Back to the Future Part II
One of the bolder sequels in the sci-fi genre, Back the Future Part II travels into the future and then back into the events of the first movie. The film is impressive in the way it layers the new film on top of the original and it makes bold choices.

Dead Poet’s Society
Robin Williams’ acting career can be bifurcated between his comic and dramatic performances although he is best known for comedy, Williams’ dramatic outings were much more consistent and he gives one of his best performances in Dead Poets Society. A favorite of high school English teachers everywhere, Dead Poets Society is interesting to look at thirty years later as humanities departments find themselves undergoing some of the same pressures dramatized in this film.

Driving Miss Daisy
Driving Miss Daisy won the Academy Award for Best Picture of 1989. The movie concerns an elderly Jewish woman who befriends her African American chauffer. This film is especially interesting to consider in 2019 since the year’s Best Picture winner was a Green Book, film whose scenario plays as a race flipped retread of Driving Miss Daisy. What’s more, Driving Miss Daisy was favored by the Academy over Spike Lee’s Do the Right Thing and in 2019 Green Book competed alongside movies like Sorry to Bother You, Blindspotting, BlacKkKlansman, and The Hate U Give. The implicit lesson is that Hollywood, or at least the Academy, hasn’t moved forward in regard to racial representation in the last thirty years.


Ghostbusters II
Ghostbusters II is an unfairly maligned sequel. The 1989 follow up is not as tight as its predecessor and it has some hokey moments. Between the release of Ghostbusters and Ghostbusters II, the franchise was adapted into a cartoon, pivoting the audience toward children complete with tie-in merchandise. For the second film, the edge of the first film was removed so that it would appeal to the family audience. Nevertheless, Ghostbusters II plays as an entertaining film in its own right.

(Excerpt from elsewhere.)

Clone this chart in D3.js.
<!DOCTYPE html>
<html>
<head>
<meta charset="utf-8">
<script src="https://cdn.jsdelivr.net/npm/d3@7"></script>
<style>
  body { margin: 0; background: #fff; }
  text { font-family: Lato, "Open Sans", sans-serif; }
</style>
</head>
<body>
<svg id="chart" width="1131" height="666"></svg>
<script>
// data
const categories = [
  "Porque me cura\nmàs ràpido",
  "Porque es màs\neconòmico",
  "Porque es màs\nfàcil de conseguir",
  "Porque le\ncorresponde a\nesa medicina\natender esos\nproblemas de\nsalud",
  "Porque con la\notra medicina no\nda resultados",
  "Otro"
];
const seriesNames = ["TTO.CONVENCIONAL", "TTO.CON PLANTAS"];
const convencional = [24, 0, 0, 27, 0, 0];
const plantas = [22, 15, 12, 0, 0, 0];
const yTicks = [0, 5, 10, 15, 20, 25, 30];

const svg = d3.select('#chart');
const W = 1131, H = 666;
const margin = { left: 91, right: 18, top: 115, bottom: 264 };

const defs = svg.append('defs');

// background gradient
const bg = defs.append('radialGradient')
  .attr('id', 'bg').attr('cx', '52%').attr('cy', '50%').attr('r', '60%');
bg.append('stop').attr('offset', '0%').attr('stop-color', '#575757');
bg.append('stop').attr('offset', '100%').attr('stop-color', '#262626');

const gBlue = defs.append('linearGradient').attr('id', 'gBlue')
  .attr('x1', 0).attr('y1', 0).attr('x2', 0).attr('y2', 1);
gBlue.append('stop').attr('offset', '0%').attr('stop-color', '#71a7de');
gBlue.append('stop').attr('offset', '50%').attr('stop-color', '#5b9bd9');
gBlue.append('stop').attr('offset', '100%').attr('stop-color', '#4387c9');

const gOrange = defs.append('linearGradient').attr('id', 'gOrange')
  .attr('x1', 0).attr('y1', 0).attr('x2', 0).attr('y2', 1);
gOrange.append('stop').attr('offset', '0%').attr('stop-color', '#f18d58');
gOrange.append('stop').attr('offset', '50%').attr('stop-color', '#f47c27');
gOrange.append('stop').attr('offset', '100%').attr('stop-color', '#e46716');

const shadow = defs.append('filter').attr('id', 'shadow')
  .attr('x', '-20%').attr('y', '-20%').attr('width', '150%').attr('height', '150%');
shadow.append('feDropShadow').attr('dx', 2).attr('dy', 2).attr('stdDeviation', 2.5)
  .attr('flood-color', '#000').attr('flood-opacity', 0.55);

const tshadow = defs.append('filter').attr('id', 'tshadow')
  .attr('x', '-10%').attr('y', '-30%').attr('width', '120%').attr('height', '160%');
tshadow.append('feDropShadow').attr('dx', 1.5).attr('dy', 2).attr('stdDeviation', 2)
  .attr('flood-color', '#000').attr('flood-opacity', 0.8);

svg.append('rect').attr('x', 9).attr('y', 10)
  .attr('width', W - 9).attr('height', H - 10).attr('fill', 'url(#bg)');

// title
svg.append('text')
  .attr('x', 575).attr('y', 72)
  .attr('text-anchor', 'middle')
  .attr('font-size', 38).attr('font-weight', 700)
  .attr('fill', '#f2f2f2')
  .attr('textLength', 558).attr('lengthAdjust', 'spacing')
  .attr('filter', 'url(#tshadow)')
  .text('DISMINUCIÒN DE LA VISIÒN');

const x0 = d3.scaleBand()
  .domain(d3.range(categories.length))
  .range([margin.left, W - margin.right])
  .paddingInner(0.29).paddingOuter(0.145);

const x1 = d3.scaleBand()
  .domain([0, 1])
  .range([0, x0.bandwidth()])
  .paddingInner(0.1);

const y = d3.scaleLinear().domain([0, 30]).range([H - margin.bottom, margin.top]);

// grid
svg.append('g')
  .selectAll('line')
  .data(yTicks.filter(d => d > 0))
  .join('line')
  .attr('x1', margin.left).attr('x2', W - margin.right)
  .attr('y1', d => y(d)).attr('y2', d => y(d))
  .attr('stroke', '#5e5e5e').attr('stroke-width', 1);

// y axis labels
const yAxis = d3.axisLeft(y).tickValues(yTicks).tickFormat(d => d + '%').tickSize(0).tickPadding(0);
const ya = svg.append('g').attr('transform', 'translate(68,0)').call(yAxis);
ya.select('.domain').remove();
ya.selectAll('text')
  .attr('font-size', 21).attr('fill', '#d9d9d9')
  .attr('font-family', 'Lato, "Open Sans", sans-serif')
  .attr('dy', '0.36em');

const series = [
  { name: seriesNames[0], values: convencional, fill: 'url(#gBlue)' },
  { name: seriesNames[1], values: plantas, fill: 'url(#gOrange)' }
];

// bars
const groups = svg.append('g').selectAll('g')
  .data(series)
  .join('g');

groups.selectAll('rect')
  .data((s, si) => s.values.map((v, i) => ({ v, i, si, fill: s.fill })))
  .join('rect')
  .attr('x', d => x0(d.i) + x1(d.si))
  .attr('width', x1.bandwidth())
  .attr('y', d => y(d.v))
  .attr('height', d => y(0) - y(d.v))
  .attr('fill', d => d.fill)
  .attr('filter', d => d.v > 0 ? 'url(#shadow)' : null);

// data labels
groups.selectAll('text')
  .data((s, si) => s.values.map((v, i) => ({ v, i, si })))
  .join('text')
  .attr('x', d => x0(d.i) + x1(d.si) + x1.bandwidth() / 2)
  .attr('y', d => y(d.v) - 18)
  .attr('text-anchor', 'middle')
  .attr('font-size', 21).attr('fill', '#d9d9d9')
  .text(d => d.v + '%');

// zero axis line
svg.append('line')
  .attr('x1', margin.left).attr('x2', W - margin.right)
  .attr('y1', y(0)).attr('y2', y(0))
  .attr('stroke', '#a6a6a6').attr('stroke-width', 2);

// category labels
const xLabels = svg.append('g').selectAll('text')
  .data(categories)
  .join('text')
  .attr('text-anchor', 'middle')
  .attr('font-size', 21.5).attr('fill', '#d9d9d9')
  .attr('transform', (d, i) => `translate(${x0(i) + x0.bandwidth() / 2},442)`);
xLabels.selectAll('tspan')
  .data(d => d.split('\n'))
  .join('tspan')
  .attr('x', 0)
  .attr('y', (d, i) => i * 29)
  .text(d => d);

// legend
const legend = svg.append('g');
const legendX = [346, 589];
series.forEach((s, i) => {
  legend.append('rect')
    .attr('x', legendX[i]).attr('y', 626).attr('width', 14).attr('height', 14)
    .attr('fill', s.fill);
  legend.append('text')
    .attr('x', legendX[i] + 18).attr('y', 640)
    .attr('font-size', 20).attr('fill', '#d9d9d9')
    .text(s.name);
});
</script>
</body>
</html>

National Lampoon’s Christmas Vacation
The third and probably the most popular title of the Vacation series, Christmas Vacation was written by John Hughes and it captured what Hughes did best – satirizing the absurdity of suburban life. Christmas Vacation is endlessly quotable. Everyone is at their best here, namely Chevy Chase as the patriarch of the Griswold family and Randy Quaid as Cousin Eddie, but unlike the other Vacation films the rest of the cast are also given things to do.

Parenthood
One of the early directorial efforts by Ron Howard, Parenthood is not neatly pegged into a single genre. The movie mixes comedy and drama in a story of suburban life. The movie has a terrific cast including Steve Martin, Mary Steenburgen, Dianne Wiest, Jason Robards, Martha Plimpton, and Rick Moranis as well as very young Keanu Reeves, and Joaquin Phoenix (credited here as Leaf Phoenix). Parenthood was adapted into a television series in 1990 and again in 2010.